The Vestry Book says that William Nairn was paid 120 bushels of wheat for twelve sermons commencing 4 Sep 1727. However only nine sermons are recorded in the Vestry Book. The annotator Prof. Fife quotes two sources for his notes about Nairn – Meade’s book, and a collection of documents edited by Robert Alonzo Brock for the Virginia Historical Society in 1886.
Fife and Meade both refer to a farewell letter written by the vestry to William Nairn asking him to intercede with the Bishop to maintain the French settlement as a separate parish. An excerpt from the letter is printed in Brock’s work which in turn has been sourced from “Papers relating to the History of the Church in Virginia, Vol 2” by William Stevens Perry, privately printed in 1870:
“INHABITANTS Of King William Parish, In Manacan Town, Virginia, To Mr. NEARNE.
[Extract.]
4th July, 1728.
REVd Sir:
Your near departure out of this country obliges us, the Church Wardens and Vestries of King William's Parish, with humble submission, to beg your Assistance when, please God, you are arrived in London. We are very sorry that we can no longer enjoy the pleasure of your good presence and Education. We thought ourselves happy in our late settlement with your Reverence____.

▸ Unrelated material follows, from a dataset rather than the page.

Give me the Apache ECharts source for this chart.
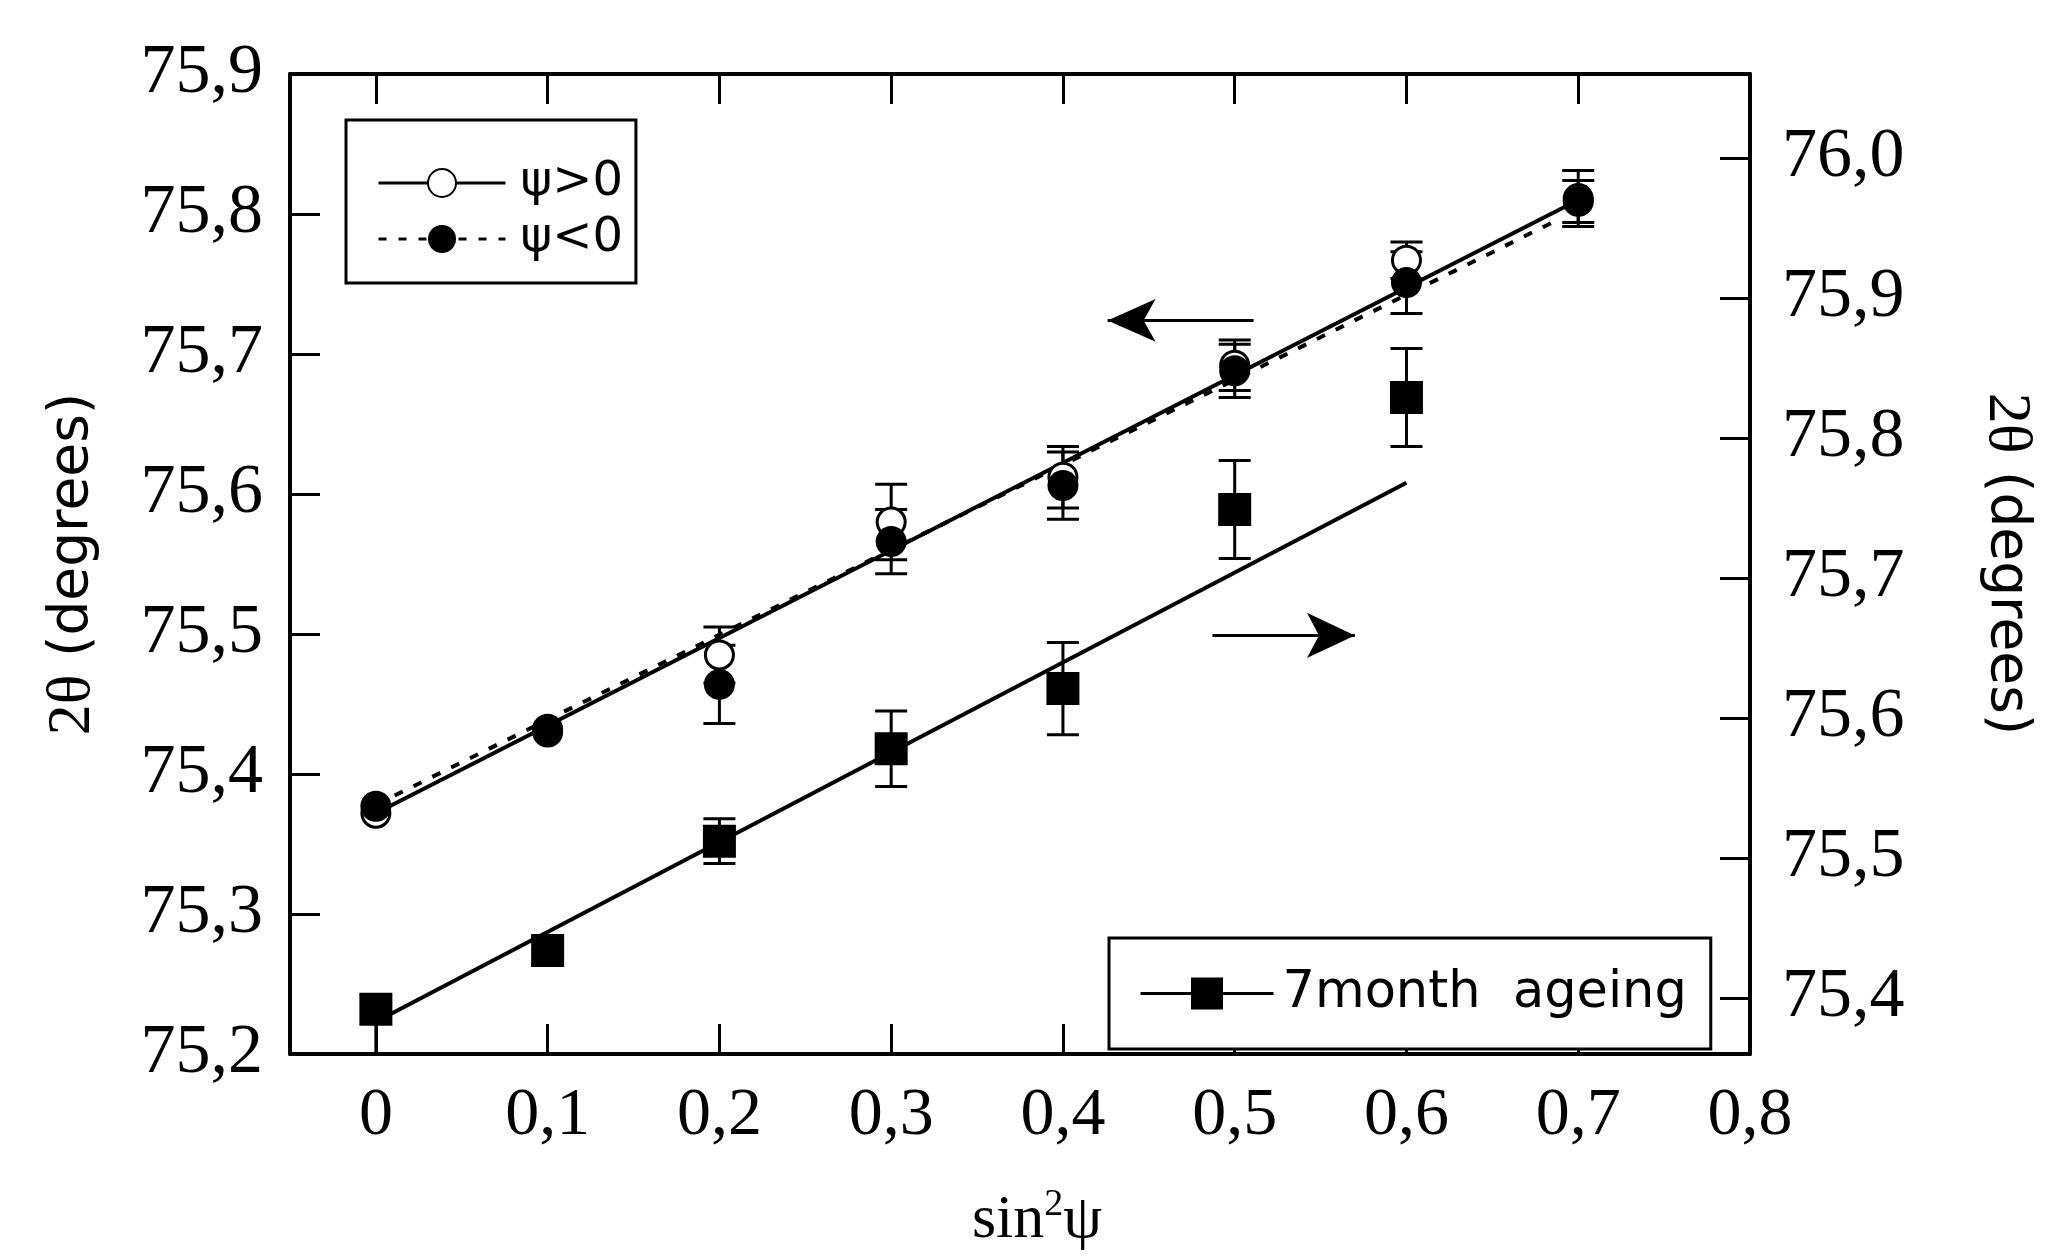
<!DOCTYPE html>
<html><head><meta charset="utf-8">
<script src="https://cdn.jsdelivr.net/npm/echarts@6/dist/echarts.min.js"></script>
<style>html,body{margin:0;padding:0;background:#fff}#c{width:2045px;height:1257px}</style>
</head><body><div id="c"></div>
<script>
// ---- data ----
const sin2psi = [0, 0.1, 0.2, 0.3, 0.4, 0.5, 0.6, 0.7];
const psiPos = [75.372, 75.432, 75.485, 75.580, 75.612, 75.692, 75.767, 75.811];
const psiPosErr = [0, 0, 0.020, 0.027, 0.022, 0.018, 0.013, 0.020];
const psiNeg = [75.377, 75.430, 75.464, 75.566, 75.606, 75.688, 75.751, 75.809];
const psiNegErr = [0, 0, 0.028, 0.023, 0.024, 0.019, 0.022, 0.015];
const agedX = [0, 0.1, 0.2, 0.3, 0.4, 0.5, 0.6];
const aged = [75.392, 75.434, 75.512, 75.578, 75.621, 75.749, 75.829];
const agedErrLow = [0.032, 0.010, 0.016, 0.027, 0.033, 0.035, 0.035];
const agedErrHigh = [0.010, 0.010, 0.016, 0.027, 0.033, 0.035, 0.035];
const fitPos = [[0, 75.372], [0.7, 75.81]];
const fitNeg = [[0, 75.378], [0.69, 75.797]];
const fitAged = [[0, 75.383], [0.6, 75.768]];
const arrowLeft = [[0.511, 75.724], [0.426, 75.724]];    // left axis units
const arrowRight = [[0.487, 75.659], [0.570, 75.659]];   // right axis units
const xTicks = [0, 0.1, 0.2, 0.3, 0.4, 0.5, 0.6, 0.7, 0.8];
const leftTicks = [75.2, 75.3, 75.4, 75.5, 75.6, 75.7, 75.8, 75.9];
const rightTicks = [75.4, 75.5, 75.6, 75.7, 75.8, 75.9, 76.0];
const nameP = 'ψ>0', nameN = 'ψ<0', nameA = '7month  ageing';

const fmt = v => (Math.abs(v) < 1e-9 ? '0' : v.toFixed(1).replace('.', ','));
const pts = (xs, ys) => xs.map((x, i) => [x, ys[i]]);
const errs = (xs, ys, lo, hi) => xs.map((x, i) => [x, ys[i] - lo[i], ys[i] + hi[i]]).filter((d, i) => lo[i] > 0 || hi[i] > 0);

const serif = 'Liberation Serif';
const sans = 'DejaVu Sans';
const axisLine = { show: true, onZero: false, lineStyle: { color: '#000', width: 4 } };
const tick = vals => ({ show: true, inside: true, length: 30, customValues: vals, lineStyle: { color: '#000', width: 3 } });
const titleRich = {
  a: { fontFamily: serif, fontSize: 62, color: '#000' },
  b: { fontFamily: sans, fontSize: 55, color: '#000' }
};

function errRender(params, api) {
  const x = api.value(0), lo = api.value(1), hi = api.value(2);
  const p1 = api.coord([x, lo]), p2 = api.coord([x, hi]);
  const hw = 16;
  const style = { stroke: '#000', lineWidth: 3 };
  return { type: 'group', children: [
    { type: 'line', shape: { x1: p1[0], y1: p1[1], x2: p2[0], y2: p2[1] }, style },
    { type: 'line', shape: { x1: p1[0] - hw, y1: p1[1], x2: p1[0] + hw, y2: p1[1] }, style },
    { type: 'line', shape: { x1: p2[0] - hw, y1: p2[1], x2: p2[0] + hw, y2: p2[1] }, style }
  ]};
}

const chart = echarts.init(document.getElementById('c'));
chart.setOption({
  backgroundColor: '#fff',
  animation: false,
  grid: { left: 290, right: 283, top: 74, bottom: 174, containLabel: false },
  xAxis: [
    { type: 'value', min: -0.05, max: 0.8, position: 'bottom', splitLine: { show: false },
      axisLine, axisTick: tick(xTicks),
      axisLabel: { customValues: xTicks, formatter: fmt, margin: 28, color: '#000', fontFamily: serif, fontSize: 68 },
      name: '{a|sin}{s|2}{a|ψ}', nameLocation: 'middle', nameGap: 132,
      nameTextStyle: { padding: [0, 0, 0, 34], rich: {
        a: { fontFamily: serif, fontSize: 62, color: '#000', lineHeight: 70 },
        s: { fontFamily: serif, fontSize: 38, color: '#000', lineHeight: 70, verticalAlign: 'top' } } } },
    { type: 'value', min: -0.05, max: 0.8, position: 'top', splitLine: { show: false },
      axisLine, axisTick: tick(xTicks), axisLabel: { show: false } }
  ],
  yAxis: [
    { type: 'value', min: 75.2, max: 75.9, position: 'left', splitLine: { show: false },
      axisLine, axisTick: tick(leftTicks),
      axisLabel: { customValues: leftTicks, formatter: fmt, margin: 27, color: '#000', fontFamily: serif, fontSize: 70, padding: [0, 0, 28, 0] },
      name: '{a|2θ}{b| (degrees)}', nameLocation: 'middle', nameGap: 186,
      nameTextStyle: { rich: titleRich } },
    { type: 'value', min: 75.36, max: 76.06, position: 'right', splitLine: { show: false },
      axisLine, axisTick: tick(rightTicks),
      axisLabel: { customValues: rightTicks, formatter: fmt, margin: 32, color: '#000', fontFamily: serif, fontSize: 70 },
      name: '{a|2θ}{b| (degrees)}', nameLocation: 'middle', nameGap: 225, nameRotate: -90,
      nameTextStyle: { padding: [0, 0, 0, 0], rich: titleRich } }
  ],
  legend: [
    { orient: 'vertical', left: 346, top: 120, selectedMode: false,
      padding: [39, 13, 20, 31], itemGap: 8, itemWidth: 127, itemHeight: 35,
      borderColor: '#000', borderWidth: 3, backgroundColor: '#fff',
      textStyle: { fontFamily: sans, fontSize: 48, color: '#000', padding: [0, 0, 0, 10] },
      data: [
        { name: nameP, lineStyle: { color: '#000', width: 3, type: 'solid', opacity: 1 } },
        { name: nameN, lineStyle: { color: '#000', width: 3, type: [8, 12], opacity: 1 } }
      ] },
    { orient: 'horizontal', left: 1109, top: 938, selectedMode: false,
      padding: [30, 24, 30, 30], itemWidth: 133, itemHeight: 40,
      borderColor: '#000', borderWidth: 3, backgroundColor: '#fff',
      textStyle: { fontFamily: sans, fontSize: 51, color: '#000', padding: [0, 0, 0, 4] },
      data: [ { name: nameA, lineStyle: { color: '#000', width: 3, type: 'solid', opacity: 1 } } ] }
  ],
  series: [
    { type: 'custom', name: 'errP', renderItem: errRender, xAxisIndex: 0, yAxisIndex: 0, z: 1,
      encode: { x: 0, y: [1, 2] }, data: errs(sin2psi, psiPos, psiPosErr, psiPosErr) },
    { type: 'custom', name: 'errN', renderItem: errRender, xAxisIndex: 0, yAxisIndex: 0, z: 1,
      encode: { x: 0, y: [1, 2] }, data: errs(sin2psi, psiNeg, psiNegErr, psiNegErr) },
    { type: 'custom', name: 'errA', renderItem: errRender, xAxisIndex: 0, yAxisIndex: 1, z: 1,
      encode: { x: 0, y: [1, 2] }, data: errs(agedX, aged, agedErrLow, agedErrHigh) },
    { type: 'line', name: 'fitP', xAxisIndex: 0, yAxisIndex: 0, z: 2, showSymbol: false, symbol: 'none',
      lineStyle: { color: '#000', width: 4 }, data: fitPos,
      markLine: { silent: true, symbol: ['none', 'arrow'], symbolSize: [32, 48], label: { show: false },
        lineStyle: { color: '#000', width: 3, type: 'solid' },
        data: [ [ { coord: arrowLeft[0] }, { coord: arrowLeft[1] } ] ] } },
    { type: 'line', name: 'fitN', xAxisIndex: 0, yAxisIndex: 0, z: 2, showSymbol: false, symbol: 'none',
      lineStyle: { color: '#000', width: 4, type: [9, 12] }, data: fitNeg },
    { type: 'line', name: 'fitA', xAxisIndex: 0, yAxisIndex: 1, z: 2, showSymbol: false, symbol: 'none',
      lineStyle: { color: '#000', width: 4 }, data: fitAged,
      markLine: { silent: true, symbol: ['none', 'arrow'], symbolSize: [34, 48], label: { show: false },
        lineStyle: { color: '#000', width: 3, type: 'solid' },
        data: [ [ { coord: arrowRight[0] }, { coord: arrowRight[1] } ] ] } },
    { type: 'line', name: nameP, xAxisIndex: 0, yAxisIndex: 0, z: 3, symbol: 'circle', symbolSize: 28,
      lineStyle: { opacity: 0 }, itemStyle: { color: '#fff', borderColor: '#000', borderWidth: 3 },
      data: pts(sin2psi, psiPos) },
    { type: 'line', name: nameN, xAxisIndex: 0, yAxisIndex: 0, z: 4, symbol: 'circle', symbolSize: 31,
      lineStyle: { opacity: 0 }, itemStyle: { color: '#000', borderColor: '#000', borderWidth: 0 },
      data: pts(sin2psi, psiNeg) },
    { type: 'line', name: nameA, xAxisIndex: 0, yAxisIndex: 1, z: 3, symbol: 'rect', symbolSize: 33,
      lineStyle: { opacity: 0 }, itemStyle: { color: '#000', borderWidth: 0 },
      data: pts(agedX, aged) }
  ]
});
</script>
</body></html>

_____We never had above 110 or 120 tithables, but at present our number is 130. You see, therefore, the impossibility for us to raise a Sum Sufficient to keep our own Minister, and since we are conformed to the Laws and Disciplines of the Church of England, and that our Parish is a Royal Gift to us French Refugees, we think we ought not to consent to be dissolved and incorporated into another Parish.
Many of our Parishioners understand no English; but for the sake of our Children and the English Families settled amongst us, we should be heartily Glad to have the Common Prayers and Sermons in English as well as French.”
The original letter is contained in the letter books of The Venerable Society for the Propagation of the Gospel in Foreign Parts, and was transcribed by an American, Rev. Francis Lister Hawks on a visit to England and to whom Perry dedicates his collection.
The successive transcriptions of the letter introduced some errors – Brock breaks the excerpt into more paragraphs than Perry and leaves out the word “never” in “We never had above 110 or 120 tithables…” and Meade says the letter said there had never been more than 30 tithables.
Brock also includes a transcript of the baptism register of King William Parish originally published in 1860. This contains 5 baptisms performed by Rev. Mr Niern/Nairn in 1727 and 1728, with two of them stating that he was minister of Varaine [Varina?]. The baptisms do not include his own child Frances, so this presumably occurred at one of the other parishes with which Nairn was associated.
I have so far been unsuccessful in finding any copies of marriages at King William Parish or any registers or vestry books for 1727-28 for Varina or Henrico parishes.